Utilizando con un gran acierto la elipsis como elemento que obvia quizá los aspectos más proclives al biopic, y deteniéndose por el contrario en detalles y situaciones dominadas por su cotidianeidad, CONTROL destaca de la misma manera por el espléndido uso de la pantalla ancha, que de manera paradójica no servirá para embellecer un conjunto en el que la tristeza se encuentra presente en casi todos sus planos, sino que casi resulta necesaria para desahogar esa desazón que nuestro protagonista vivirá desde 1973, hasta ese 1980 en el que decidirá poner fin a su vida, creando con ello un pequeño mito. Serían no pocos los momentos a destacar en esta estupenda propuesta, a la que quizá solo cabría oponer que cueste un poco penetrar en su esencia durante sus primeros minutos.
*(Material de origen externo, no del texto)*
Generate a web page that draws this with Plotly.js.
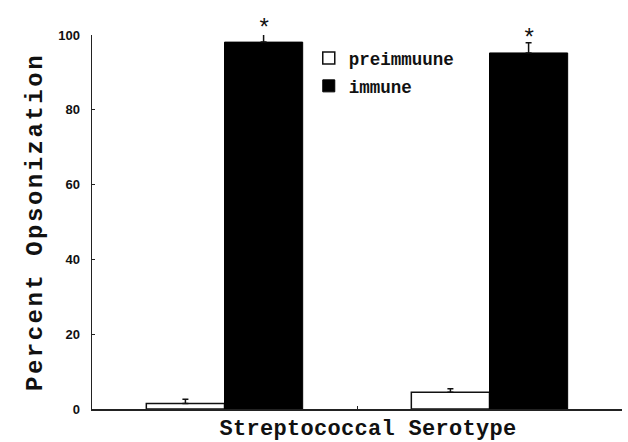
<!DOCTYPE html>
<html>
<head>
<meta charset="utf-8">
<script src="https://cdn.plot.ly/plotly-3.0.1.min.js"></script>
<style>
  html, body { margin: 0; padding: 0; background: #fff; }
  #chart { width: 628px; height: 442px; }
  #chart .ytitle { letter-spacing: 2.5px; }
  #chart .xtitle { letter-spacing: 0.3px; transform: translate(11px, 0px); }
</style>
</head>
<body>
<div id="chart"></div>
<script>
// ---- data ----
const categories = ["Serotype A", "Serotype B"];
const preimmuneValues = [1.5, 4.5];
const preimmuneErrors = [1.1, 0.9];
const immuneValues = [98.1, 95.2];
const immuneErrors = [2.2, 2.7];
const significant = ["*", "*"];
const yTicks = [0, 20, 40, 60, 80, 100];

const monoFont = "'Liberation Mono', 'Courier New', monospace";
const barGap = 0.41;

const traces = [
  {
    type: "bar",
    name: "preimmuune",
    legendgroup: "g1",
    x: categories,
    y: preimmuneValues,
    cliponaxis: false,
    marker: { color: "#ffffff", line: { color: "#111111", width: 1.5 } },
    error_y: {
      type: "data", symmetric: false,
      array: preimmuneErrors,
      arrayminus: preimmuneErrors.map(() => 0),
      color: "#111111", thickness: 1.5, width: 3
    }
  },
  {
    type: "bar",
    name: "immune",
    legendgroup: "g2",
    x: categories,
    y: immuneValues,
    cliponaxis: false,
    marker: { color: "#000000", line: { color: "#000000", width: 1 } },
    error_y: {
      type: "data", symmetric: false,
      array: immuneErrors,
      arrayminus: immuneErrors.map(() => 0),
      color: "#111111", thickness: 1.5, width: 3
    }
  }
];

const annotations = significant.map((s, i) => ({
  x: i + (1 - barGap) / 4,
  xref: "x",
  y: immuneValues[i],
  yref: "y",
  yanchor: "middle",
  yshift: 13,
  text: s,
  showarrow: false,
  font: { family: monoFont, size: 24, color: "#111" }
}));

const layout = {
  width: 628,
  height: 442,
  margin: { l: 92, r: 6, t: 35, b: 33 },
  paper_bgcolor: "#ffffff",
  plot_bgcolor: "#ffffff",
  barmode: "group",
  bargap: barGap,
  bargroupgap: 0,
  showlegend: true,
  legend: {
    x: 0.409, y: 0.986, xanchor: "left", yanchor: "top",
    font: { family: monoFont, size: 17.5, color: "#111", weight: "bold" },
    tracegroupgap: 2,
    bgcolor: "rgba(0,0,0,0)"
  },
  xaxis: {
    type: "category",
    range: [-0.5, 1.5],
    showticklabels: false,
    showline: true, linecolor: "#222", linewidth: 1.5,
    ticks: "inside", tickson: "boundaries", ticklen: 3, tickcolor: "#222",
    showgrid: false, zeroline: false,
    title: {
      text: "Streptococcal Serotype",
      font: { family: monoFont, size: 22, color: "#111", weight: "bold" },
      standoff: 18
    }
  },
  yaxis: {
    range: [0, 100],
    tickvals: yTicks,
    ticktext: yTicks.map(String),
    showline: true, linecolor: "#222", linewidth: 1.5,
    ticks: "inside", ticklen: 3, tickcolor: "#222",
    ticklabelstandoff: 8,
    tickfont: { family: "'Liberation Sans', Arial, sans-serif", size: 13, color: "#111", weight: "bold" },
    showgrid: false, zeroline: false,
    title: {
      text: "Percent Opsonization",
      font: { family: monoFont, size: 24, color: "#111", weight: "bold" },
      standoff: 9
    }
  },
  annotations: annotations
};

Plotly.newPlot("chart", traces, layout, { displayModeBar: false, staticPlot: true });
</script>
</body>
</html>
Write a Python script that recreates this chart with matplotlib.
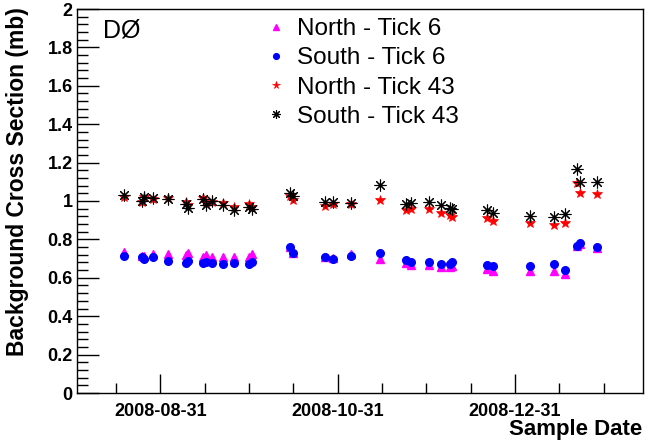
import numpy as np
import matplotlib
matplotlib.use("Agg")
import matplotlib.pyplot as plt
import matplotlib.dates as mdates
from matplotlib.ticker import MultipleLocator, FixedLocator, FuncFormatter

plt.rcParams['font.family'] = ['Liberation Sans', 'DejaVu Sans']

# sample dates (one per measurement)
dates = np.array([
    '2008-08-18T12', '2008-08-24T12', '2008-08-25T10', '2008-08-28T12', '2008-09-02T12',
    '2008-09-08T19', '2008-09-09T12', '2008-09-14T12', '2008-09-15T14', '2008-09-17T14',
    '2008-09-21T10', '2008-09-25T10', '2008-09-30T14', '2008-10-01T12', '2008-10-14T10',
    '2008-10-15T14', '2008-10-26T12', '2008-10-29T07', '2008-11-04T12', '2008-11-14T10',
    '2008-11-23T10', '2008-11-25T07', '2008-12-01T10', '2008-12-05T10', '2008-12-08T12',
    '2008-12-09T10', '2008-12-21T07', '2008-12-23T10', '2009-01-05T05', '2009-01-13T07',
    '2009-01-17T05', '2009-01-21T05', '2009-01-22T05', '2009-01-28T05'], dtype='datetime64[h]')

north_6 = [0.733, 0.715, 0.715, 0.724, 0.724, 0.719, 0.728, 0.710, 0.719, 0.710,
           0.707, 0.710, 0.707, 0.722, 0.760, 0.730, 0.708, 0.705, 0.722, 0.698,
           0.675, 0.667, 0.667, 0.655, 0.655, 0.663, 0.644, 0.635, 0.635, 0.635,
           0.620, 0.765, 0.775, 0.755]
south_6 = [0.715, 0.707, 0.698, 0.710, 0.689, 0.679, 0.688, 0.679, 0.684, 0.679,
           0.670, 0.675, 0.670, 0.684, 0.762, 0.731, 0.710, 0.698, 0.714, 0.728,
           0.693, 0.684, 0.684, 0.672, 0.672, 0.680, 0.667, 0.661, 0.661, 0.670,
           0.640, 0.766, 0.780, 0.759]
north_43 = [1.023, 0.993, 1.020, 1.008, 1.017, 0.997, 0.979, 1.014, 0.991, 0.997,
            0.991, 0.970, 0.982, 0.970, 1.026, 1.005, 0.976, 0.982, 0.982, 1.005,
            0.953, 0.957, 0.958, 0.939, 0.927, 0.918, 0.910, 0.896, 0.883, 0.875,
            0.883, 1.092, 1.043, 1.035]
south_43 = [1.031, 1.002, 1.023, 1.017, 1.010, 0.984, 0.962, 1.010, 0.979, 1.002,
            0.979, 0.953, 0.970, 0.957, 1.043, 1.026, 0.993, 0.997, 0.991, 1.083,
            0.984, 0.988, 0.997, 0.979, 0.965, 0.957, 0.953, 0.936, 0.922, 0.918,
            0.932, 1.167, 1.100, 1.097]

labels = ['North - Tick 6', 'South - Tick 6', 'North - Tick 43', 'South - Tick 43']
major_dates = np.array(['2008-08-31', '2008-10-31', '2008-12-31'], dtype='datetime64[D]')

fig = plt.figure(figsize=(6.45, 4.43), dpi=100)
ax = fig.add_axes([77 / 645, 1 - 393 / 443, 566 / 645, 384 / 443])

x = dates.astype('datetime64[s]').astype(object)
ax.plot(x, north_6, ls='none', marker='^', ms=5.5, color='#ff00ff', mec='#ff00ff', label=labels[0])
ax.plot(x, south_6, ls='none', marker='o', ms=5.5, color='#0000ff', mec='#0000ff', label=labels[1])
ax.plot(x, north_43, ls='none', marker='*', ms=7.5, color='#ff0000', mec='#ff0000', mew=0.5, label=labels[2])
ax.plot(x, south_43, ls='none', marker=(8, 2, 0), ms=8.5, color='black', mew=0.8, label=labels[3])

# x range and ticks (minor ticks split each 61-day interval in 4)
d0 = mdates.date2num(np.datetime64('2008-08-31'))
ax.set_xlim(d0 - 28.7, d0 + 122 + 44.0)
majors = [mdates.date2num(d) for d in major_dates.astype(object)]
minors = [d0 + k * 61 / 4 for k in range(-1, 12) if k % 4 != 0]
ax.xaxis.set_major_locator(FixedLocator(majors))
ax.xaxis.set_minor_locator(FixedLocator(minors))
ax.xaxis.set_major_formatter(mdates.DateFormatter('%Y-%m-%d'))

ax.set_ylim(0, 2)
ax.yaxis.set_major_locator(MultipleLocator(0.2))
ax.yaxis.set_minor_locator(MultipleLocator(0.04))
ax.yaxis.set_major_formatter(FuncFormatter(lambda v, p: '%g' % round(v, 2)))

ax.tick_params(which='both', direction='in', top=False, right=False, width=1, color='black')
ax.tick_params(axis='x', which='major', length=14, labelsize=13, pad=7)
ax.tick_params(axis='x', which='minor', length=7)
ax.tick_params(axis='y', which='major', length=16, labelsize=13, pad=3)
ax.tick_params(axis='y', which='minor', length=8)
for lab in ax.get_xticklabels() + ax.get_yticklabels():
    lab.set_fontweight('bold')
for sp in ax.spines.values():
    sp.set_linewidth(1.0)

fig.text(18 / 645, 1 - 7 / 443, 'Background Cross Section (mb)', rotation=90,
         ha='center', va='top', fontsize=16.5, fontweight='bold')
fig.text(642 / 645, 1 - 430 / 443, 'Sample Date', ha='right', va='center',
         fontsize=16, fontweight='bold')
fig.text(103 / 645, 1 - 30 / 443, 'DØ', ha='left', va='center', fontsize=18)

ax.legend(loc='upper left', bbox_to_anchor=(264 / 645, 1 - 18 / 443), bbox_transform=fig.transFigure,
          frameon=False, fontsize=17.5, labelspacing=0.3, handlelength=1.0, handletextpad=0.35,
          borderpad=0, borderaxespad=0, markerscale=0.75)

fig.savefig('out.png', dpi=100)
Sin embargo, no dudaría en elegir un instante que me resultó conmovedor –inmenso Riley en el mismo-, cuando Ian le confiese llorando a su esposa a pie de escalera, que está dispuesto a abandonar a su amante y volver a retornar en su amor hacia ella. Una promesa que no será capaz de cumplir, basada no en el deseo de engañar a Bennie, sino en la compleja personalidad que rodeó la figura de un músico que, en el fondo, discurrió por nuestro mundo como un alma revestida de la sensibilidad de un poeta contemporáneo.